About 150 of these nonprofits reported spending more than $254 million in 2012 on ads, phone calls and mailings. Most of that money — more than 85 percent — was spent by conservative groups.

Crossroads GPS and its sister super PAC, American Crossroads, provide a blueprint of how these outside-spending groups work. The Rove juggernaut gives potential donors the option of giving to a super PAC, which has to report its donors, or to a social welfare nonprofit, which doesn't.

Some people and corporations prefer the anonymous option. American Crossroads, for instance, raised about $117.5 million in the 2012 cycle, according to the FEC, as opposed to the $180 million Crossroads GPS collected.

Both super PACs and social welfare nonprofits can accept unlimited contributions, unlike candidates and regular political action committees.

The Wall Street Journal first reported an early look at Crossroads GPS's tax return last Thursday. (ProPublica initially asked for a copy of the group's tax return on Thursday morning, but Jonathan Collegio, the group's spokesman, said, "It's not available yet." He also said it wasn't available on Friday, the deadline for filing the return. On Monday, Collegio said the return was available for pickup.)

In a cover letter accompanying the tax filing, Collegio positioned the group as a balance to unions and other liberal groups. "Crossroads GPS serves as a counterweight to well-funded labor unions and other far-left advocacy groups that promote more government, more regulation and higher taxes," Collegio wrote.

He also pointed out that the group didn't just get big contributions. It also had 1,254 small donors, who gave less than $5,000 each. (That works out to $348,361, or .2 percent of Crossroads total revenue.)   

On its tax return, Crossroads justified its social welfare mission in part by saying it spent more than $74 million on public communication and building "grassroots to influence policymaking outcomes through grassroots mobilization and advocacy." It also said it spent more than $3.2 million on research and handed out more than $35 million in grants, mainly to similarly aligned social welfare nonprofits active in politics.

Of those grants, Crossroads gave $26.4 million to Americans for Tax Reform, and $2.15 million to the Center for Individual Freedom. It told the IRS that these grants were not supposed to be spent on elections.

In the group's statement, Collegio said the group had a ratio of 60.2 percent of social welfare spending to 38.8 percent of political spending in 2012. (It is not clear where the missing 1 percent went.)

Among the things Crossroads appears to have counted as part of its spending on social welfare are tens of millions on ads criticizing Obama in swing states in 2012.

Most of those ads stopped short of telling people how to vote and didn't need to be reported to the FEC.

 The IRS says it considers an ad to be political simply if it seems aimed at influencing an election, not just because of when it runs. But so far, despite promises to crack down on social welfare nonprofits engaged in too much political activity, the IRS has taken a hands-off approach to the groups.
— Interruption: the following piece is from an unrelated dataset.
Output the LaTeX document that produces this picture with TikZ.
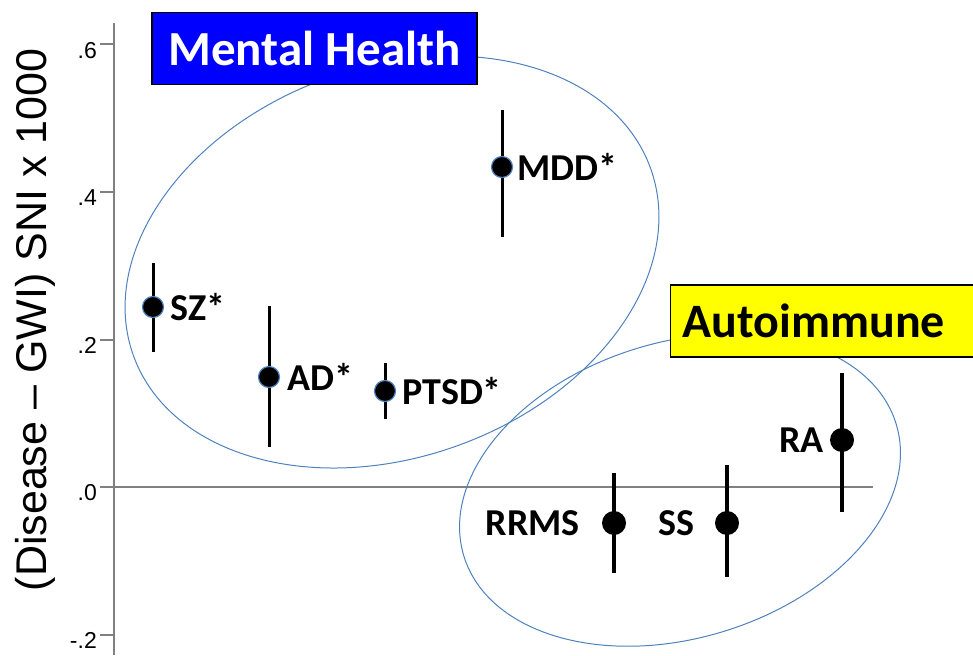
\documentclass[tikz,border=0pt]{standalone}
\usepackage{fontspec}
\setmainfont{Carlito}
\newfontfamily\axisfont{Liberation Sans}
\usepackage{xcolor}
\definecolor{ringblue}{RGB}{79,129,189}
\definecolor{mhblue}{RGB}{0,0,255}
\definecolor{aiyellow}{RGB}{255,255,0}
\definecolor{axisgrey}{RGB}{128,128,128}
\usepackage{tikz}
\usetikzlibrary{positioning}
\newcommand{\fsize}[1]{\fontsize{#1}{#1}\selectfont}
\tikzset{
    axisline/.style={axisgrey, line width=2pt},
    ticklabel/.style={anchor=east, inner sep=0pt, font=\axisfont\fsize{23}},
    ring/.style={ringblue, line width=1pt},
    dot/.style={circle, fill=black, inner sep=0pt, minimum size=#1},
    mhdot/.style={dot=21pt, draw=ringblue, line width=1.2pt},
    aidot/.style={dot=24pt},
    mhbar/.style={line width=3pt},
    aibar/.style={line width=4.5pt},
    lbl/.style={inner sep=0pt, font=\fsize{38}\bfseries},
    title/.style={draw=black, line width=1.2pt, inner sep=0pt, minimum height=72pt, font=\fsize{49}\bfseries}
}

\begin{document}
\begin{tikzpicture}[x=1pt, y=-1pt]
    \useasboundingbox (0,0) rectangle (973,655);

    % axes
    \coordinate (y-top) at (114,23);
    \coordinate (y-bot) at (114,655);
    \coordinate (zero-l) at (114,487);
    \coordinate (zero-r) at (873,487);
    \draw[axisline] (y-top) -- (y-bot);
    \draw[axisline] (zero-l) -- (zero-r);
    \foreach \v/\lab/\i in {0.6/.6/1, 0.4/.4/2, 0.2/.2/3, 0/.0/4, -0.2/-.2/5} {
        \coordinate (tick\i) at (100,487-737.5*\v);
        \draw[axisline] (tick\i) -- ++(14,0);
        \node[ticklabel] (ticklabel\i) at ([xshift=-3pt, yshift=-6pt]tick\i) {\lab};
    }
    \node[rotate=90, font=\axisfont\fsize{43}] (ylabel) at (35,320) {(Disease – GWI) SNI x 1000};

    % group rings, the title boxes hide part of them
    \draw[ring, rotate around={20:(392,262)}] (392,262) ellipse [x radius=275, y radius=195];
    \draw[ring, rotate around={17:(680,490)}] (680,490) ellipse [x radius=226, y radius=148];

    \node[title, fill=mhblue, text=white, minimum width=325pt] (mh-title) at (314.5,48.5) {Mental Health};
    \node[title, fill=aiyellow, anchor=west, inner xsep=12pt, text width=300pt, align=left, font=\fsize{48}\bfseries] (ai-title) at (670,321) {Autoimmune};

    % mental health
    \coordinate (SZ-hi) at (153,263);   \coordinate (SZ-lo) at (153,352);
    \coordinate (AD-hi) at (269,306);   \coordinate (AD-lo) at (269,447);
    \coordinate (PTSD-hi) at (385,363); \coordinate (PTSD-lo) at (385,419);
    \coordinate (MDD-hi) at (502,110);  \coordinate (MDD-lo) at (502,237);
    \draw[mhbar] (SZ-hi) -- (SZ-lo) (AD-hi) -- (AD-lo) (PTSD-hi) -- (PTSD-lo) (MDD-hi) -- (MDD-lo);
    \node[mhdot] (SZ) at (153,307) {};
    \node[mhdot] (AD) at (269,377) {};
    \node[mhdot] (PTSD) at (385,391) {};
    \node[mhdot] (MDD) at (502,167) {};
    \node[lbl, right=6pt of SZ] (SZ-label) {SZ*};
    \node[lbl, right=7pt of AD] (AD-label) {AD*};
    \node[lbl, right=6pt of PTSD] (PTSD-label) {PTSD*};
    \node[lbl, right=4pt of MDD] (MDD-label) {MDD*};

    % autoimmune
    \coordinate (RRMS-hi) at (614,473); \coordinate (RRMS-lo) at (614,573);
    \coordinate (SS-hi) at (727,465);   \coordinate (SS-lo) at (727,577);
    \coordinate (RA-hi) at (842,373);   \coordinate (RA-lo) at (842,512);
    \draw[aibar] (RRMS-hi) -- (RRMS-lo) (SS-hi) -- (SS-lo) (RA-hi) -- (RA-lo);
    \node[aidot] (RRMS) at (614,523) {};
    \node[aidot] (SS) at (727,523) {};
    \node[aidot] (RA) at (842,440) {};
    \node[lbl, left=22pt of RRMS] (RRMS-label) {RRMS};
    \node[lbl, left=20pt of SS] (SS-label) {SS};
    \node[lbl, left=6pt of RA] (RA-label) {RA};
\end{tikzpicture}
\end{document}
Its most significant enforcement action so far has been to deny the recognition of one small Democratic group and its affiliates in 2011.

In May, a scandal erupted over the IRS targeting the applications of conservative Tea Party groups for extra review, and since then, it's not clear how — or if — the agency is going to tackle the highly charged issue. The battle will soon move to the courts. In August, Democracy 21, Public Citizen, the Campaign Legal Center and Rep. Chris Van Hollen, a Maryland Democrat, filed a federal lawsuit aiming to force the IRS to block social welfare groups from engaging in overt campaign spending.

There is another potential hurdle for Crossroads GPS. As of this month, according to the IRS website, the agency hasn't yet recognized the tax-exempt status of Crossroads, which applied for recognition in September 2010. That's a longer wait than faced by any of the major politically active social welfare nonprofits applying since the Citizens United decision.